24 heures après la fermeture des bureaux de vote, dans le cadre de la présidentielle en Guinée, l’opposant Cellou Dalein Diallo, à la surprise générale, a fait une déclaration capable de créer les conditions d’une situation de dégradation pouvant échapper à tout contrôle. « Mes chers compatriotes, malgré les anomalies qui ont entaché le scrutin du 18 octobre et au vu des résultats sortis des urnes, je sors victorieux de cette élection dès le premier tour », a déclaré devant la presse Cellou Dalein Diallo, 68 ans, principal adversaire du président sortant Alpha Condé, candidat à un troisième mandat consécutif malgré des mois de contestation meurtrière.
La déclaration de victoire depuis son QG, du président de l’Union des forces démocratiques de Guinée (UFDG), a déclenché des scènes de liesse dans les banlieues populaires de Conakry, où les forces de l’ordre ont fait usage de gaz lacrymogène pour disperser les partisans du principal opposant, qui avait promis de ne pas se « laisser voler la victoire ». Dimanche 18 octobre, près de 5,5 millions de Guinéens étaient appelés dimanche à choisir parmi 12 candidats le prochain président du pays. Cette élection, la première d’une série de cinq présidentielles très attendues en Afrique de l’Ouest avant fin 2020, s’est déroulée dans un climat de tension qui fait redouter des troubles autour de l’annonce des résultats, dans un pays accoutumé aux confrontations politiques sanglantes. Pendant des mois, l’opposition s’est mobilisée contre la perspective d’un troisième mandat d’Alpha Condé. La contestation, lancée en octobre 2019, a été durement réprimée. Des dizaines de civils ont été tués.

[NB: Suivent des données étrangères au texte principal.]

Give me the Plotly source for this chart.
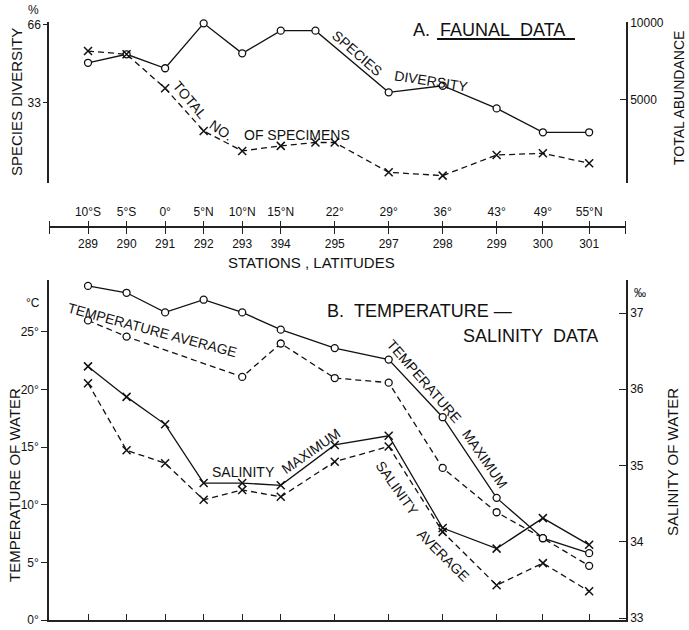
import plotly.graph_objects as go

W, H = 689, 630

# ---------------- data ----------------
stations = ["289", "290", "291", "292", "293", "394", "295", "297", "298", "299", "300", "301"]
lat_labels = ["10°S", "5°S", "0°", "5°N", "10°N", "15°N", "22°", "29°", "36°", "43°", "49°", "55°N"]
latitudes = [-10, -5, 0, 5, 10, 15, 22, 29, 36, 43, 49, 55]

# A. Faunal data
div_lat = [-10, -5, 0, 5, 10, 15, 19.5, 29, 36, 43, 49, 55]
species_diversity = [50.0, 53.6, 47.7, 66.7, 54.0, 63.6, 63.6, 37.5, 40.3, 30.7, 20.6, 20.6]

abund_lat = [-10, -5, 0, 5, 10, 15, 19.5, 22, 29, 36, 43, 49, 55]
total_abundance = [8150, 7940, 5720, 2930, 1630, 1960, 2180, 2180, 235, 20, 1365, 1475, 825]

div_ticks = [33, 66]
abund_ticks = [5000, 10000]
temp_ticks = [0, 5, 10, 15, 20, 25]
temp_tick_labels = ["0°", "5°", "10°", "15°", "20°", "25°"]
sal_ticks = [33, 34, 35, 36, 37]

# B. Temperature - salinity data
temp_max = [29.0, 28.4, 26.7, 27.8, 26.7, 25.2, 23.6, 22.6, 17.6, 10.6, 7.1, 5.8]
temp_avg = [26.0, 24.6, None, None, 21.1, 24.0, 21.0, 20.6, 13.2, 9.35, 7.1, 4.7]
sal_max = [36.30, 35.90, 35.54, 34.77, 34.77, 34.74, 35.27, 35.39, 34.18, 33.91, 34.31, 33.96]
sal_avg = [36.08, 35.20, 35.03, 34.55, 34.68, 34.59, 35.05, 35.25, 34.13, 33.43, 33.72, 33.35]

# ---------------- styling ----------------
FONT = "Liberation Sans"
INK = "#111111"
AX = "#222222"
DASH = "6px,4px"
XRANGE = [-15.06, 59.78]
XDOM = [49 / W, 626 / W]
A_DOM = [1 - 183 / H, 1 - 22 / H]
B_DOM = [1 - 620 / H, 1 - 280 / H]

circ = dict(symbol="circle", size=7, color="white", line=dict(color=INK, width=1.3))
cross = dict(symbol="x-thin", size=8, color=INK, line=dict(color=INK, width=1.5))

fig = go.Figure()

# Panel A
fig.add_trace(go.Scatter(x=div_lat, y=species_diversity, mode="lines+markers", cliponaxis=False,
                         line=dict(color=INK, width=1.3), marker=circ,
                         xaxis="x", yaxis="y", name="Species diversity"))
fig.add_trace(go.Scatter(x=abund_lat, y=total_abundance, mode="lines+markers", cliponaxis=False,
                         line=dict(color=INK, width=1.3, dash=DASH), marker=cross,
                         xaxis="x", yaxis="y2", name="Total no. of specimens"))

# station / latitude axis carriers (invisible)
fig.add_trace(go.Scatter(x=latitudes, y=[None] * len(latitudes), mode="markers",
                         xaxis="x3", yaxis="y", hoverinfo="skip", showlegend=False))
fig.add_trace(go.Scatter(x=latitudes, y=[None] * len(latitudes), mode="markers",
                         xaxis="x4", yaxis="y", hoverinfo="skip", showlegend=False))

# Panel B
fig.add_trace(go.Scatter(x=latitudes, y=temp_max, mode="lines+markers", cliponaxis=False,
                         line=dict(color=INK, width=1.3), marker=circ,
                         xaxis="x2", yaxis="y3", name="Temperature maximum"))
fig.add_trace(go.Scatter(x=latitudes, y=temp_avg, mode="lines+markers", connectgaps=True,
                         cliponaxis=False,
                         line=dict(color=INK, width=1.3, dash=DASH), marker=circ,
                         xaxis="x2", yaxis="y3", name="Temperature average"))
fig.add_trace(go.Scatter(x=latitudes, y=sal_max, mode="lines+markers", cliponaxis=False,
                         line=dict(color=INK, width=1.3), marker=cross,
                         xaxis="x2", yaxis="y4", name="Salinity maximum"))
fig.add_trace(go.Scatter(x=latitudes, y=sal_avg, mode="lines+markers", cliponaxis=False,
                         line=dict(color=INK, width=1.3, dash=DASH), marker=cross,
                         xaxis="x2", yaxis="y4", name="Salinity average"))

yax_common = dict(showline=True, linecolor=AX, linewidth=1.5, showgrid=False, zeroline=False,
                  automargin=False, tickcolor=AX, tickwidth=1.3,
                  tickfont=dict(size=12, family=FONT, color=INK))

end_ticks = [XRANGE[0] + 0.08, XRANGE[1] - 0.08]

fig.update_layout(
    width=W, height=H, margin=dict(l=0, r=0, t=0, b=0, pad=0), autosize=False,
    paper_bgcolor="white", plot_bgcolor="rgba(0,0,0,0)",
    showlegend=False, hovermode=False,
    font=dict(family=FONT, color=INK),
    xaxis=dict(domain=XDOM, range=XRANGE, visible=False, anchor="y", automargin=False),
    yaxis=dict(domain=A_DOM, range=[-0.846, 67.26], anchor="x", side="left",
               tickvals=div_ticks, ticktext=[str(v) for v in div_ticks],
               ticks="outside", ticklen=4, **yax_common),
    yaxis2=dict(range=[-463, 10045], overlaying="y", anchor="x", side="right",
                tickvals=abund_ticks, ticktext=[str(v) for v in abund_ticks],
                ticks="inside", ticklen=6, **yax_common),
    xaxis3=dict(range=XRANGE, overlaying="x", anchor="free", position=1 - 227 / H, side="bottom",
                showline=True, linecolor=AX, linewidth=1.5, showgrid=False, zeroline=False,
                automargin=False,
                tickvals=end_ticks + latitudes, ticktext=["", ""] + stations,
                ticks="outside", ticklen=6, tickcolor=AX, tickwidth=1.3,
                tickfont=dict(size=12, family=FONT, color=INK)),
    xaxis4=dict(range=XRANGE, overlaying="x", anchor="free", position=1 - 227 / H, side="top",
                showline=False, showgrid=False, zeroline=False, automargin=False,
                tickvals=end_ticks + latitudes, ticktext=["", ""] + lat_labels,
                ticks="outside", ticklen=6, tickcolor=AX, tickwidth=1.3,
                tickfont=dict(size=12, family=FONT, color=INK)),
    xaxis2=dict(domain=XDOM, range=XRANGE, anchor="y3", showline=True, linecolor=AX, linewidth=1.5,
                showgrid=False, zeroline=False, automargin=False,
                tickvals=latitudes, showticklabels=False,
                ticks="inside", ticklen=6, tickcolor=AX, tickwidth=1.3),
    yaxis3=dict(domain=B_DOM, range=[0, 29.51], anchor="x2", side="left",
                tickvals=temp_ticks, ticktext=temp_tick_labels,
                ticks="outside", ticklen=6, **yax_common),
    yaxis4=dict(range=[32.974, 37.433], overlaying="y3", anchor="x2", side="right",
                tickvals=sal_ticks, ticktext=[str(v) for v in sal_ticks],
                ticks="inside", ticklen=7, **yax_common),
)


def ann(text, x, y, size=14, angle=0, xanchor="center", yanchor="middle"):
    return dict(text=text, x=x / W, y=1 - y / H, xref="paper", yref="paper", showarrow=False,
                textangle=angle, xanchor=xanchor, yanchor=yanchor, borderpad=0,
                font=dict(size=size, family=FONT, color=INK))


NB = "\u00a0"
annotations = [
    # panel A axes
    ann("%", 33, 10, size=12),
    ann("SPECIES DIVERSITY", 17, 102, size=15, angle=-90),
    ann("TOTAL ABUNDANCE", 679, 98, size=14, angle=-90),
    ann("A." + NB + NB + "FAUNAL" + NB + NB + "DATA", 489, 30, size=18),
    # panel A line labels
    ann("SPECIES", 357, 53, size=14, angle=41),
    ann("DIVERSITY", 431, 81, size=14, angle=9),
    ann("TOTAL", 190, 100, size=14, angle=50),
    ann("NO.", 221, 130, size=14, angle=35),
    ann("OF" + NB + "SPECIMENS", 297, 135, size=14),
    # station axis title
    ann("STATIONS" + NB + "," + NB + "LATITUDES", 311, 262, size=15),
    # panel B axes
    ann("°C", 33, 303, size=12),
    ann("TEMPERATURE OF WATER", 14, 485, size=15, angle=-90),
    ann("‰", 640, 293, size=12),
    ann("SALINITY OF WATER", 673, 462, size=15, angle=-90),
    ann("B." + NB + NB + "TEMPERATURE" + NB + "—", 420, 311, size=18),
    ann("SALINITY" + NB + NB + "DATA", 530, 336, size=18),
    # panel B line labels
    ann("TEMPERATURE AVERAGE", 152, 330, size=14, angle=15),
    ann("SALINITY", 243, 472, size=14),
    ann("MAXIMUM", 311, 451, size=14, angle=-35),
    ann("TEMPERATURE", 424, 381, size=14, angle=49),
    ann("MAXIMUM", 485, 459, size=14, angle=55),
    ann("SALINITY", 397, 488, size=14, angle=55),
    ann("AVERAGE", 443, 555, size=14, angle=45),
]
fig.update_layout(annotations=annotations)

# underline of the panel A title
fig.add_shape(type="line", xref="paper", yref="paper",
              x0=437 / W, x1=575 / W, y0=1 - 39 / H, y1=1 - 39 / H,
              line=dict(color=INK, width=2))

fig.write_html("out.html", config={"displayModeBar": False},
               post_script="document.body.style.margin='0px';")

Le nombre de mandats présidentiels est limité à deux. Mais pour Alpha Condé, la Constitution qu’il a fait adopter en mars pour moderniser le pays remet son compteur à zéro. Ancien opposant historique, devenu en 2010 le premier président démocratiquement élu après des années de régimes autoritaires, Alpha Condé, 82 ans, revendique d’avoir redressé un pays qu’il avait trouvé en ruines et d’avoir fait avancer les droits humains. « J’invite tous mes compatriotes épris de paix et de justice à rester vigilants et mobilisés pour défendre cette victoire de la démocratie », a conclu Cellou Dalein Diallo.
Dans un communiqué, le Rassemblement du peuple de Guinée (RPG), formation politique du président sortant Alpha Condé, « condamne sans réserve et avec la plus grande fermeté la déclaration irresponsable et dangereuse de M. Diallo », en demandant à ses militants de rester « calmes, sereins et mobilisés » dans l’attente de la publication des résultats officiels. La Commission électorale nationale indépendante (Céni) a également condamné la posture de Cellou Dalein Diallo.
« Il n’appartient ni à un candidat ni à une personne de s’autoproclamer vainqueur en dehors des instances définies par la loi », a expliqué le numéro 2 de la Céni, Bakary Mansaré. La Céni a jugé « prématurée », « nulle et de nul effet » la déclaration de Cellou Dalein Diallo. C’est à la Céni qu’il appartient d’annoncer les résultats provisoires, probablement « d’ici à la fin de la semaine », puis à la Cour constitutionnelle de les valider, a rétorqué le responsable de la Céni. Devancer la Céni reviendrait à mettre de « l’huile sur le feu », avait mis en garde, le 18 octobre au soir du vote, le Premier ministre, Ibrahima Kassory Fofana, par ailleurs directeur de la campagne du président sortant.